SUPPLIED MATERIAL =

—————

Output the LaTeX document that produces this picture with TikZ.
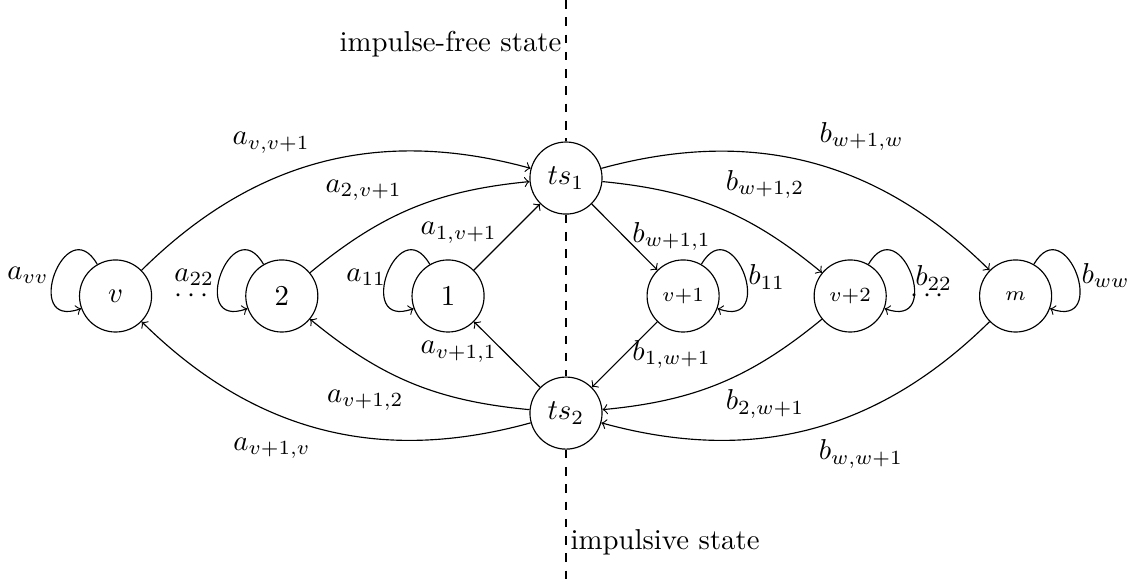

—————

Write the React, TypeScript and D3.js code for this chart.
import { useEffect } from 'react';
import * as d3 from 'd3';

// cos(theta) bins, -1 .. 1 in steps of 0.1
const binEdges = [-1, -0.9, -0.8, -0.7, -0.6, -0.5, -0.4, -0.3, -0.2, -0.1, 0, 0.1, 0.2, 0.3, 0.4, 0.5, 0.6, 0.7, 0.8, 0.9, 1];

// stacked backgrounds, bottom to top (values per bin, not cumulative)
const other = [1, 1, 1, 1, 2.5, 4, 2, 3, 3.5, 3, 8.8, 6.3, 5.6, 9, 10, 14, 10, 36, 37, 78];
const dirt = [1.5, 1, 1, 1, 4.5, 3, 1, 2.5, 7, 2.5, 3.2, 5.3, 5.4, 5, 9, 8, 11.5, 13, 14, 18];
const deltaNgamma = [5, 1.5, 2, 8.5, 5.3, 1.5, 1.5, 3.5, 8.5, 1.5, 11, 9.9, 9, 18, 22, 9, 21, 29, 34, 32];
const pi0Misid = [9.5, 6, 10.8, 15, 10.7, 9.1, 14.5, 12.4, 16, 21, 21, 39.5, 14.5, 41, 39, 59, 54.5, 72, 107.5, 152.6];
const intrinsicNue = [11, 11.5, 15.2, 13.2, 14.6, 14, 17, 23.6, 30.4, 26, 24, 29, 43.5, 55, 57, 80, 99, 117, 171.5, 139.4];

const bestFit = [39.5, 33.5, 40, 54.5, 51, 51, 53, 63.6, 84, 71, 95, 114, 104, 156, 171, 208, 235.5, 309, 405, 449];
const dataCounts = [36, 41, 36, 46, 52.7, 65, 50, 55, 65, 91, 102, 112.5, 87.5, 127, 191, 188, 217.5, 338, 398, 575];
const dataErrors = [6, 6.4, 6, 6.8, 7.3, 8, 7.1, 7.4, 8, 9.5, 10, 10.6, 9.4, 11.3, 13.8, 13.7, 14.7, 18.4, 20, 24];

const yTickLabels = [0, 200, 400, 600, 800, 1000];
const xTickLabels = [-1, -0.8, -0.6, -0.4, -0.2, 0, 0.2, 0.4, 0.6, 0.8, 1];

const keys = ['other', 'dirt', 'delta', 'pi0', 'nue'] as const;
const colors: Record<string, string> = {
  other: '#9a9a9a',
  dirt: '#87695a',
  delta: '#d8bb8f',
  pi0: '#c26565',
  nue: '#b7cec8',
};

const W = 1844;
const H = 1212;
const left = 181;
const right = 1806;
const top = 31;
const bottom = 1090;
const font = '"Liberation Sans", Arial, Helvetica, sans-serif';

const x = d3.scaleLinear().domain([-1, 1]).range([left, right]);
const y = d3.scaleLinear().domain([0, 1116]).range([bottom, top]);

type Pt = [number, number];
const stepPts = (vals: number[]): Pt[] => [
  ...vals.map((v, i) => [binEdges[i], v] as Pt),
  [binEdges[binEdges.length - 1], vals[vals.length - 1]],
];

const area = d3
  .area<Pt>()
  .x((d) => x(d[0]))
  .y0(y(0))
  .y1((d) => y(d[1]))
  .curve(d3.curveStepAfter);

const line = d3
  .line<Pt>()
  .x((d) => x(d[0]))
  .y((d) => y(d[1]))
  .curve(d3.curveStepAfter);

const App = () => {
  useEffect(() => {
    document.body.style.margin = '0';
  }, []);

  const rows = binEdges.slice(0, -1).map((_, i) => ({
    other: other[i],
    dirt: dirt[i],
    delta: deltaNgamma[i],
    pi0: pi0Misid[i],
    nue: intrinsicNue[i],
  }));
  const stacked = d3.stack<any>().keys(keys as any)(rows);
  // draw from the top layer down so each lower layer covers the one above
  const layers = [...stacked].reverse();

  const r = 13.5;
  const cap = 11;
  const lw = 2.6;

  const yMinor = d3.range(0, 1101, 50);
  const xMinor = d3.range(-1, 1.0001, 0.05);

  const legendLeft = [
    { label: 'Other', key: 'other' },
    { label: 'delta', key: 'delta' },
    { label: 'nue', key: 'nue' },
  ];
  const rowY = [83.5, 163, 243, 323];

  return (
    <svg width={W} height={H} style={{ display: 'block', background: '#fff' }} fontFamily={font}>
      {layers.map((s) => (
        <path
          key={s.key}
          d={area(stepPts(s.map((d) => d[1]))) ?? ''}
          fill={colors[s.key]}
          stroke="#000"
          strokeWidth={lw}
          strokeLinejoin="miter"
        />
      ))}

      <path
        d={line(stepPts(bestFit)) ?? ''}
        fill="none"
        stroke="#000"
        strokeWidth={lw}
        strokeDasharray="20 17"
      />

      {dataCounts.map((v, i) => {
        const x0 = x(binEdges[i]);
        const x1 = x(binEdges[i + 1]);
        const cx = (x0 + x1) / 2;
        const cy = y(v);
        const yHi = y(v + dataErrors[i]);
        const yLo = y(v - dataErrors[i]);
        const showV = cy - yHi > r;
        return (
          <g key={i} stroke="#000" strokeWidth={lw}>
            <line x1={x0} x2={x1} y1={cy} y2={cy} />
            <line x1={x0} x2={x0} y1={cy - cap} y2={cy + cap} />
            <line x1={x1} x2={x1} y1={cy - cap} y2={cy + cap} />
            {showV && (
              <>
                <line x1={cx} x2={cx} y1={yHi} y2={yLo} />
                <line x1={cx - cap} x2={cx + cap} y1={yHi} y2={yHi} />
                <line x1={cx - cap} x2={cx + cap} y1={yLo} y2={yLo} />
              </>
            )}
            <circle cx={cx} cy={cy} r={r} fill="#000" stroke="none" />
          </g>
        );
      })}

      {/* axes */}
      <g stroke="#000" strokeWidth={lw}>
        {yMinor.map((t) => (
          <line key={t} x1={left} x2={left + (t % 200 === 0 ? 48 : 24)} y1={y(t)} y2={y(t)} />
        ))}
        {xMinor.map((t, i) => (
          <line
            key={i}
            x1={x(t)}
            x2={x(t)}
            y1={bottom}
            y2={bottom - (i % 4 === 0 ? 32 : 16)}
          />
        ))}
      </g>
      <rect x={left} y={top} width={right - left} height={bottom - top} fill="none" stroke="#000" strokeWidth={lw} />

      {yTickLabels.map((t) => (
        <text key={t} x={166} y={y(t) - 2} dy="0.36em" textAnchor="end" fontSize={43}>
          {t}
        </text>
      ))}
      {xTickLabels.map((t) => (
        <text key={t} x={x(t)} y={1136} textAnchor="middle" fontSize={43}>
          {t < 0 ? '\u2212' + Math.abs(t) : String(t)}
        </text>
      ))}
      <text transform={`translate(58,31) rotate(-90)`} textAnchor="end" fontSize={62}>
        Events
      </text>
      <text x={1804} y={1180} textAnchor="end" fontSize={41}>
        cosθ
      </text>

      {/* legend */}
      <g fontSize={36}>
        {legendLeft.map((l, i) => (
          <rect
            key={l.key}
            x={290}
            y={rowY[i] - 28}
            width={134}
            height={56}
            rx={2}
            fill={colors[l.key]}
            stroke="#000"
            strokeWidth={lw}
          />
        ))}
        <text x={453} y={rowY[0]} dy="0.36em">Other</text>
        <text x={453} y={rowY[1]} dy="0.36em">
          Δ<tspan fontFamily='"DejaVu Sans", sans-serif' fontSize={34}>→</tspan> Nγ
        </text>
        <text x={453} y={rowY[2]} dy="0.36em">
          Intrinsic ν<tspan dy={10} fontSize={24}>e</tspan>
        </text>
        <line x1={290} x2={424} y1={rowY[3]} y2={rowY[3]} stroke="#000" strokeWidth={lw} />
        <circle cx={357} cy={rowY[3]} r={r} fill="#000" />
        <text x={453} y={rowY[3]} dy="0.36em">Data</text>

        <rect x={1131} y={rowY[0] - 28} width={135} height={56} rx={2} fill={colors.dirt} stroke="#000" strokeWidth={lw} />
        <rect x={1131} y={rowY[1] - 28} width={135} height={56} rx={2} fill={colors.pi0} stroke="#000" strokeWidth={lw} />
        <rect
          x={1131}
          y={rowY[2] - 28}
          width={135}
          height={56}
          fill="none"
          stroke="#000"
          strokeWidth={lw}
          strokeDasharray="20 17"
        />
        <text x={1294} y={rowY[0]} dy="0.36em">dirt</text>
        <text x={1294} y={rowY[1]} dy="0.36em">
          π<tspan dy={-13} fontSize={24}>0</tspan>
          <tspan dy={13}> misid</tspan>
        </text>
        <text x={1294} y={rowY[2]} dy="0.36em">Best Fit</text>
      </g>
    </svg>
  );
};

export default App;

—————

DIRECTIONS =
Above are the records. Copy the lines beginning at the one that has "Write the React, TypeScript" and ending with the one that has "0.8, 0.9, 1];", unchanged.

EXERCISE SOLUTION =
Write the React, TypeScript and D3.js code for this chart.
import { useEffect } from 'react';
import * as d3 from 'd3';

// cos(theta) bins, -1 .. 1 in steps of 0.1
const binEdges = [-1, -0.9, -0.8, -0.7, -0.6, -0.5, -0.4, -0.3, -0.2, -0.1, 0, 0.1, 0.2, 0.3, 0.4, 0.5, 0.6, 0.7, 0.8, 0.9, 1];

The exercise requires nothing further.